Posted by Big Gav in

The Oil Drum may soon be closing its doors but peak oil articles continue to seep into the media nevertheless - SBS has an opinion piece saying peak oil remain alive and well - Peak oil is alive and well, and costing the earth.

You might have heard that peak oil – the theory that one day crude oil production will stop increasing, even as demand grows – is dead. Shale oil production is surging in the US. The premiere peak oil website, The Oil Drum, is shutting up shop. Even notoriously left-leaning columnist George Monbiot has announced: “We were wrong about peak oil”.

But he’s wrong about being wrong.

Peak oil is very much alive, and squeezing its hands ever more tightly around the throats of oil-dependent economies. The new economics of oil also have alarming implications for climate change, as Monbiot acknowledged, suggesting this is a subject we dismiss at our own peril.

Peak oil, of course, doesn’t mean that the world is running out of oil any time soon. There is a vast amount of oil left. Over the last 150 years, however, we’ve picked the low hanging fruit, so to speak, meaning that the remaining oil is harder to find and more expensive to extract. This is making it more difficult to increase the “flow” of oil out of the ground.

When the rate of crude oil production cannot be increased, that represents peak oil.

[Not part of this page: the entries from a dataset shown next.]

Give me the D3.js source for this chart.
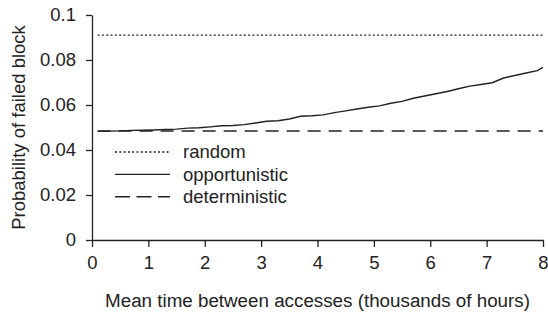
<!DOCTYPE html>
<html>
<head>
<meta charset="utf-8">
<script src="https://cdn.jsdelivr.net/npm/d3@7"></script>
<style>
body{margin:0;background:#fff;}
text{font-family:"Liberation Sans",Arial,Helvetica,sans-serif;fill:#222;}
</style>
</head>
<body>
<div id="chart"></div>
<script>
// data
const xVals=[0.1,0.3,0.5,0.7,0.9,1.1,1.3,1.5,1.7,1.9,2.1,2.3,2.5,2.7,2.9,3.1,3.3,3.5,3.7,3.9,
             4.1,4.3,4.5,4.7,4.9,5.1,5.3,5.5,5.7,5.9,6.1,6.3,6.5,6.7,6.9,7.1,7.3,7.5,7.7,7.9,8.0];
const opportunistic=[0.0483,0.0484,0.0485,0.0487,0.0488,0.0489,0.0491,0.0493,0.0497,0.0499,
                     0.0503,0.0508,0.0509,0.0513,0.0520,0.0528,0.0530,0.0538,0.0550,0.0552,
                     0.0556,0.0566,0.0574,0.0582,0.0590,0.0596,0.0608,0.0616,0.0630,0.0640,
                     0.0650,0.0660,0.0672,0.0684,0.0691,0.0699,0.0720,0.0731,0.0742,0.0753,0.0767];
const randomVal=0.0911;
const deterministicVal=0.0484;
const xTicks=[0,1,2,3,4,5,6,7,8];
const yTicks=[0,0.02,0.04,0.06,0.08,0.1];
const legendNames=["random","opportunistic","deterministic"];
const legendDash=["2,2.3",null,"13,8"];

const width=548, height=314;
const margin={top:15,right:5,bottom:74,left:92};

const svg=d3.select("#chart").append("svg")
  .attr("width",width)
  .attr("height",height);

const x=d3.scaleLinear().domain([0,8]).range([margin.left,width-margin.right]);
const y=d3.scaleLinear().domain([0,0.1]).range([height-margin.bottom,margin.top]);

// axes
const xAxis=svg.append("g")
  .attr("transform","translate(0,"+y(0)+")")
  .call(d3.axisBottom(x).tickValues(xTicks).tickFormat(d3.format("d")).tickSize(7).tickSizeOuter(0).tickPadding(9));
const yAxis=svg.append("g")
  .attr("transform","translate("+x(0)+",0)")
  .call(d3.axisLeft(y).tickValues(yTicks).tickFormat(d=>d===0?"0":String(d)).tickSize(6).tickSizeOuter(0).tickPadding(10));
[xAxis,yAxis].forEach(function(a){
  a.selectAll("path,line").attr("stroke","#222").attr("stroke-width",1.3);
  a.selectAll("text").style("font-size","18.5px").attr("fill","#222");
});

// lines
const line=d3.line().x(d=>x(d[0])).y(d=>y(d[1]));
const xs=[xVals[0],xVals[xVals.length-1]];
svg.append("path")
  .datum(xs.map(v=>[v,randomVal]))
  .attr("d",line).attr("fill","none").attr("stroke","#222").attr("stroke-width",1.3)
  .attr("stroke-dasharray",legendDash[0]);
svg.append("path")
  .datum(xs.map(v=>[v,deterministicVal]))
  .attr("d",line).attr("fill","none").attr("stroke","#222").attr("stroke-width",1.5)
  .attr("stroke-dasharray",legendDash[2]);
svg.append("path")
  .datum(xVals.map((v,i)=>[v,opportunistic[i]]))
  .attr("d",line).attr("fill","none").attr("stroke","#222").attr("stroke-width",1.4);

// legend
const legend=svg.append("g").attr("transform","translate(115,152)");
legendNames.forEach(function(name,i){
  const g=legend.append("g").attr("transform","translate(0,"+(i*22.4)+")");
  g.append("line").attr("x1",0).attr("x2",55).attr("y1",0).attr("y2",0)
    .attr("stroke","#222").attr("stroke-width",1.4)
    .attr("stroke-dasharray",i==2?"15,6.5":legendDash[i]);
  g.append("text").attr("x",68).attr("y",0).attr("dy","0.35em")
    .style("font-size","18.5px").text(name);
});

// axis titles
svg.append("text")
  .attr("x",(x(0)+x(8))/2).attr("y",307)
  .attr("text-anchor","middle").style("font-size","18.8px")
  .text("Mean time between accesses (thousands of hours)");
svg.append("text")
  .attr("transform","translate(25,"+((y(0)+y(0.1))/2)+") rotate(-90)")
  .attr("text-anchor","middle").style("font-size","18.5px")
  .text("Probability of failed block");
</script>
</body>
</html>
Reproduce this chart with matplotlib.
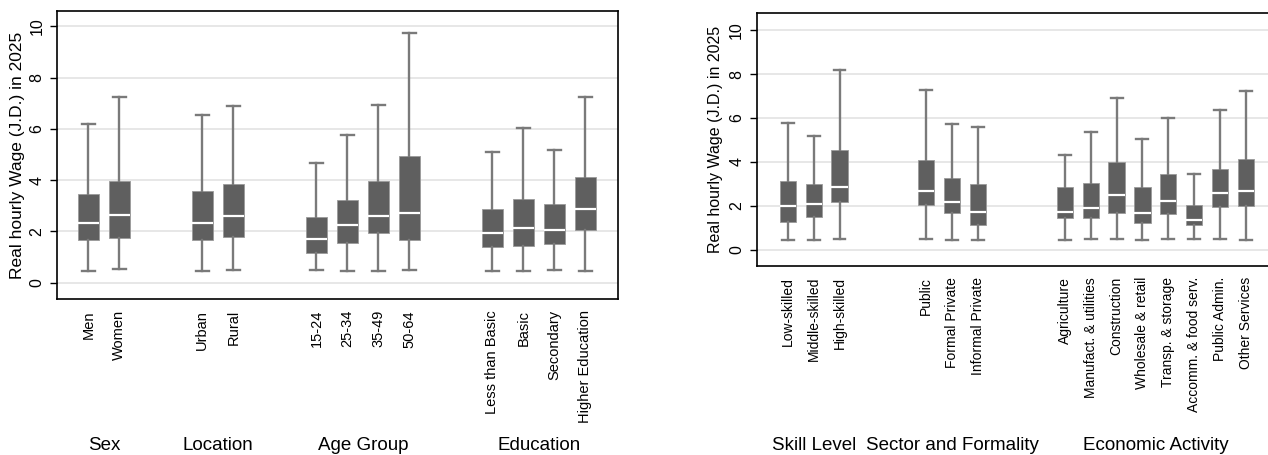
import numpy as np
import matplotlib
matplotlib.use('Agg')
import matplotlib.pyplot as plt
from matplotlib.transforms import blended_transform_factory

plt.rcParams['font.family'] = ['Liberation Sans', 'DejaVu Sans']

# ---- left panel data (whisker low, Q1, median, Q3, whisker high) ----
left_labels = ['Men', 'Women', 'Urban', 'Rural', '15-24', '25-34', '35-49', '50-64',
               'Less than Basic', 'Basic', 'Secondary', 'Higher Education']
left_groups = ['Sex', 'Location', 'Age Group', 'Education']
left_group_sizes = [2, 2, 4, 4]
left_lo = [0.45, 0.52, 0.45, 0.50, 0.50, 0.46, 0.46, 0.50, 0.46, 0.46, 0.50, 0.46]
left_q1 = [1.67, 1.73, 1.67, 1.77, 1.15, 1.54, 1.93, 1.68, 1.39, 1.42, 1.50, 2.06]
left_med = [2.32, 2.64, 2.32, 2.60, 1.69, 2.23, 2.60, 2.70, 1.93, 2.14, 2.06, 2.87]
left_q3 = [3.45, 3.95, 3.59, 3.84, 2.55, 3.24, 3.95, 4.95, 2.88, 3.28, 3.06, 4.14]
left_hi = [6.19, 7.25, 6.54, 6.91, 4.66, 5.77, 6.93, 9.73, 5.10, 6.05, 5.18, 7.25]

# ---- right panel data ----
right_labels = ['Low-skilled', 'Middle-skilled', 'High-skilled',
                'Public', 'Formal Private', 'Informal Private',
                'Agriculture', 'Manufact. & utilities', 'Construction', 'Wholesale & retail',
                'Transp. & storage', 'Accomm. & food serv.', 'Public Admin.', 'Other Services']
right_groups = ['Skill Level', 'Sector and Formality', 'Economic Activity']
right_group_sizes = [3, 3, 8]
right_lo = [0.45, 0.45, 0.48, 0.48, 0.45, 0.45, 0.44, 0.48, 0.48, 0.44, 0.48, 0.48, 0.48, 0.45]
right_q1 = [1.29, 1.50, 2.17, 2.03, 1.70, 1.15, 1.44, 1.44, 1.67, 1.23, 1.65, 1.12, 1.94, 2.01]
right_med = [2.01, 2.08, 2.88, 2.68, 2.18, 1.73, 1.73, 1.92, 2.48, 1.70, 2.21, 1.35, 2.61, 2.68]
right_q3 = [3.14, 3.00, 4.56, 4.11, 3.27, 2.98, 2.86, 3.06, 4.00, 2.86, 3.45, 2.03, 3.70, 4.14]
right_hi = [5.77, 5.20, 8.18, 7.29, 5.73, 5.59, 4.32, 5.38, 6.92, 5.05, 6.02, 3.45, 6.36, 7.23]


def positions(sizes, gap):
    pos, x = [], 0.0
    for s in sizes:
        for _ in range(s):
            pos.append(x)
            x += 1
        x += gap - 1
    return np.array(pos)


def draw(ax, labels, lo, q1, med, q3, hi, sizes, groups, gap, width, capw, fs, glabel_y, fig):
    pos = positions(sizes, gap)
    stats = [dict(whislo=a, q1=b, med=c, q3=d, whishi=e, fliers=[])
             for a, b, c, d, e in zip(lo, q1, med, q3, hi)]
    ax.bxp(stats, positions=pos, widths=width, capwidths=capw, patch_artist=True,
           showfliers=False,
           boxprops=dict(facecolor='#5f5f5f', edgecolor='#9a9a9a', linewidth=0.6),
           medianprops=dict(color='white', linewidth=1.6),
           whiskerprops=dict(color='#7a7a7a', linewidth=1.7),
           capprops=dict(color='#7a7a7a', linewidth=1.7))
    ax.set_xticks(pos)
    ax.set_xticklabels(labels, rotation=90, fontsize=fs, va='top')
    ax.tick_params(axis='x', length=0, pad=8)
    ax.set_yticks([0, 2, 4, 6, 8, 10])
    ax.set_yticklabels(['0', '2', '4', '6', '8', '10'], rotation=90, va='center', fontsize=11.5)
    ax.tick_params(axis='y', length=5, width=1, pad=4)
    ax.yaxis.grid(True, color='#e3e3e3', linewidth=1.2)
    ax.set_axisbelow(True)
    trans = blended_transform_factory(ax.transData, fig.transFigure)
    i = 0
    for g, s in zip(groups, sizes):
        c = pos[i:i + s].mean()
        ax.text(c, glabel_y, g, transform=trans, ha='center', va='center', fontsize=13.5)
        i += s
    return pos


fig = plt.figure(figsize=(12.68, 4.55), dpi=100)
W, H = 1268, 455

ax1 = fig.add_axes([57 / W, 1 - 299 / H, (618 - 57) / W, (299 - 11) / H])
draw(ax1, left_labels, left_lo, left_q1, left_med, left_q3, left_hi,
     left_group_sizes, left_groups, 2.68, 0.68, 0.41, 10.5, 1 - 445 / H, fig)
ax1.set_xlim(-1.01, 17.09)
ax1.set_ylim(-0.64, 10.6)
ax1.set_ylabel('Real hourly Wage (J.D.) in 2025', fontsize=12.5)
ax1.yaxis.set_label_coords(-0.057, 0.5)

ax2 = fig.add_axes([756.7 / W, 1 - 266 / H, (1268 - 756.7) / W, (266 - 13.3) / H])
draw(ax2, right_labels, right_lo, right_q1, right_med, right_q3, right_hi,
     right_group_sizes, right_groups, 3.35, 0.63, 0.46, 10, 1 - 445 / H, fig)
ax2.set_xlim(-1.2, 18.55)
ax2.set_ylim(-0.73, 10.76)
ax2.spines['right'].set_visible(False)
ax2.set_ylabel('Real hourly Wage (J.D.) in 2025', fontsize=11.5)
ax2.yaxis.set_label_coords(-0.066, 0.5)

for ax in (ax1, ax2):
    for sp in ax.spines.values():
        sp.set_linewidth(1.2)

fig.savefig('out.png', dpi=100)
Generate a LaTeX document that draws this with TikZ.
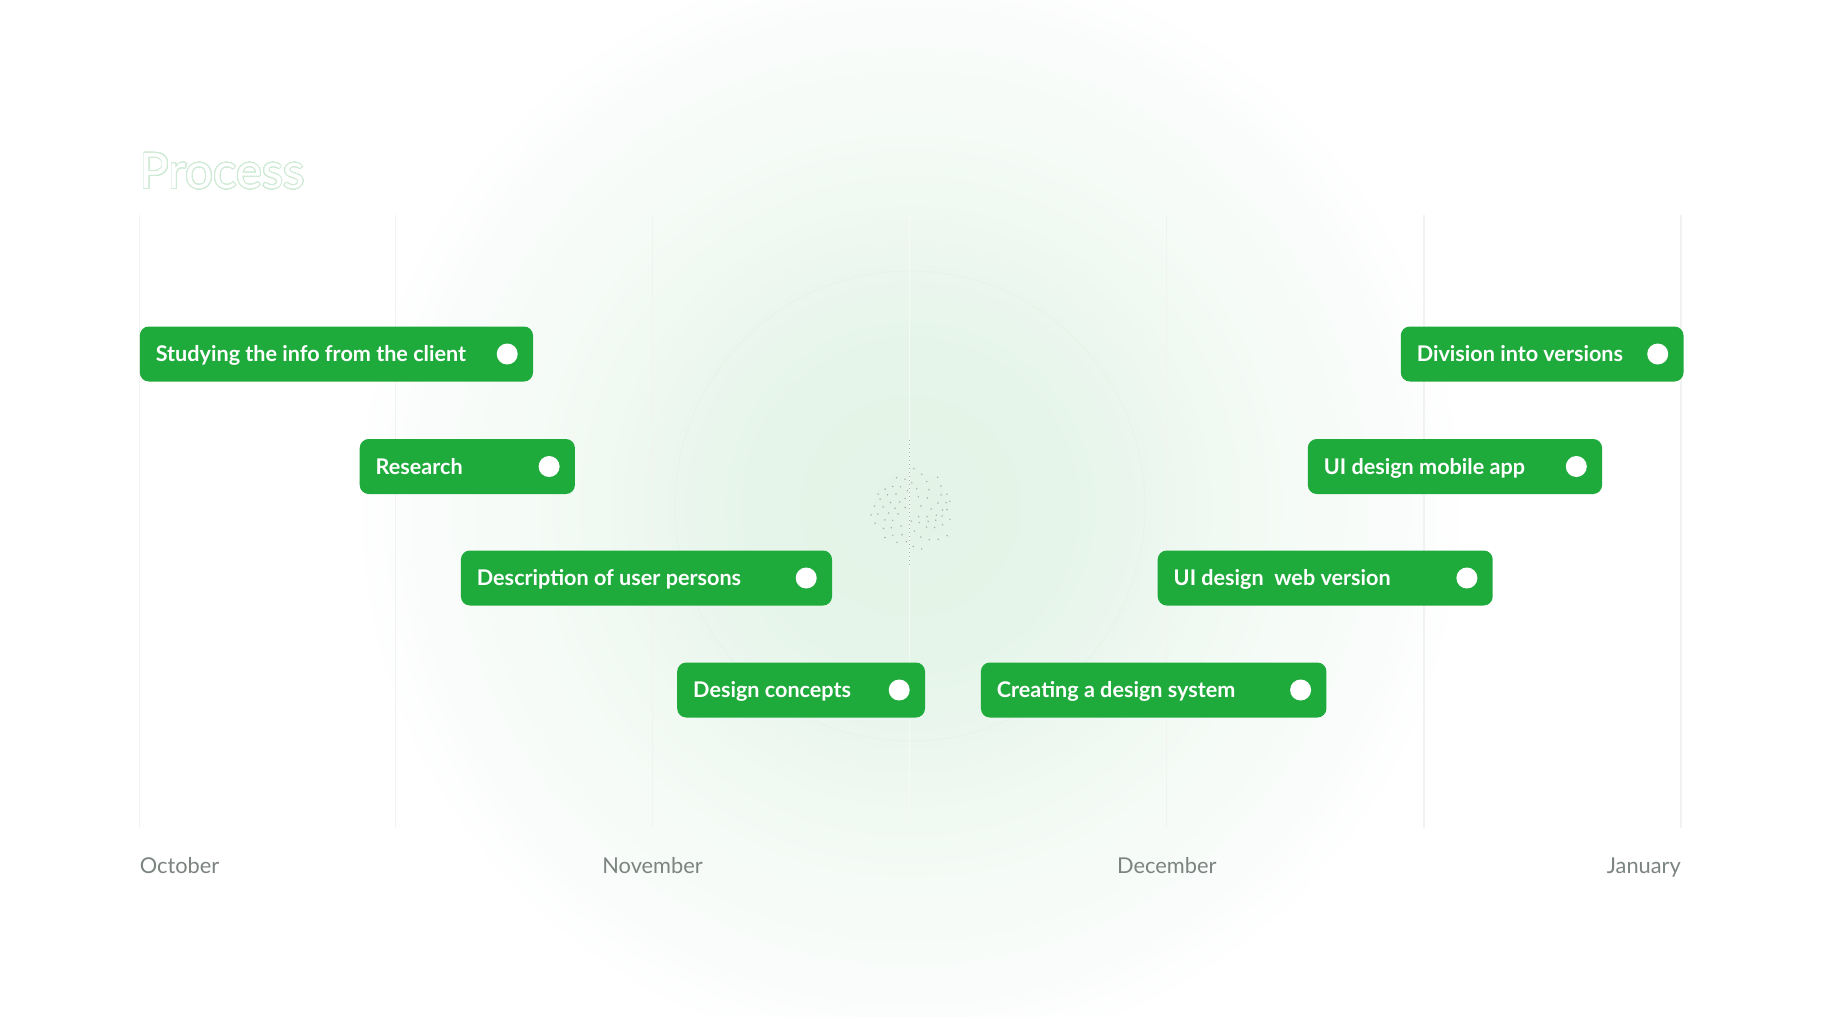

This is considered by many to signify a defining turning point in history, because oil demand is expected to increase as the world continues to industrialise. The theory goes that, as the supply of oil stagnates and the demand increases, the cost per barrel will rise, making the consumption of oil an increasingly expensive and debilitating addiction.

So is this theory alive or dead? Well, it’s not a theory, it’s a fact. Around 2005 the production of crude or “conventional” oil stopped growing significantly and has been on a corrugated plateau ever since. This plateau has been acknowledged even by mainstream institutions like the International Energy Agency, a position it recently reiterated through its chief economist, Fatih Birol. Global demand for oil, however, has continued to grow significantly, which has put upward pressure on the price of oil.

This upward pressure on price has changed the economics of several sources of unconventional oil, making them financially viable to produce when once they were not. Shale oil was not produced previously because the costs of getting it out of the ground and refining it were significantly more than the market price for oil, historically around US$25 per barrel.

But now that oil is above US$105 per barrel, producers can make money producing shale oil and other unconventional oils, even though their energy and economic returns on investment are considerably lower than conventional oil.

The fact that unconventional oil is much more carbon-intensive than crude oil – exacerbating an already intractable climate problem – doesn’t seem to trouble oil producers or most politicians.